Ukraine elections highlight East-West divide

Published: February 6, 2010

DONETSK/LVIV, Ukraine: Two days before a presidential run-off vote, Ukraine’s east-west divide remains a gulf as wide as the personal antagonism between frontrunner Viktor Yanukovich and his arch foe Yulia Tymoshenko.

As the beefy, slow-speaking Yanukovich contrasts with the elegant and sharp-tongued Tymoshenko, so does the pro-Russian industrial city of Donetsk in the east differ from Lviv, a once-Polish town in Ukraine’s nationalist west.

The programmes of the two candidates include European integration and building pragmatic ties with former imperial master Russia, which supplies most of Ukraine’s energy resources.

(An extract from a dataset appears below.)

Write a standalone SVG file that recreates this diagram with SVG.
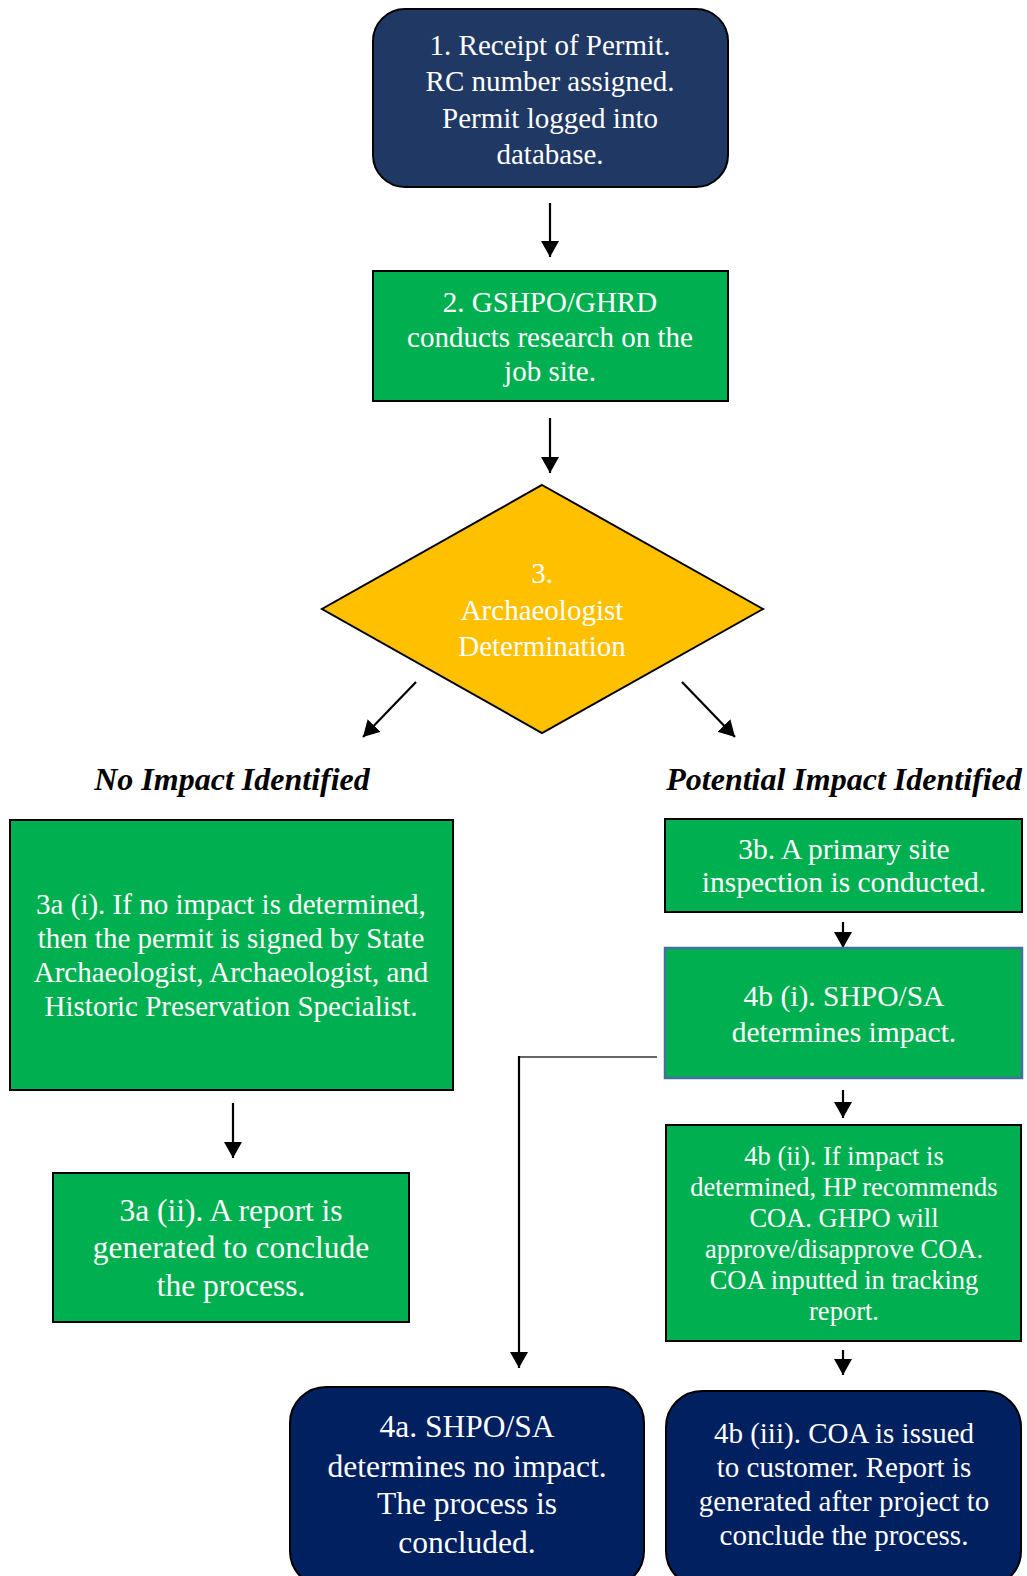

But the Russian-speaking Yanukovich, 59, is often berated by opponents as a “hand of Moscow”, while the staunchly nationalist Prime Minister Tymoshenko, 49, who led the 2004 “Orange Revolution” street protests, is viewed widely as pro-Western. Tired and grimy, coal miners in Yanukovich’s native Donetsk region — one of major donors of Ukraine’s budget coffers —said they more valued stability under Yanukovich’s two past terms as premier than Tymoshenko’s tirades on democracy.

“I’ve lived under these ‘orange’ guys for five years, and life has been only going from bad to worse. God forbid she(Tymoshenko) stays in power. I will not survive in this world,” one 56-year-old miner, who gave only his first and middle names— Nikolai Sergeyevich — told Reuters.

“In Soviet days, I would never work underground at this age,” he added glumly. “But now I just have to work to survive.” Yanukovich, who shunned a television debate with Tymoshenko this week, enjoys strong support in the east and south. He took a 10-percent lead over her in the Jan. 17 first round of voting.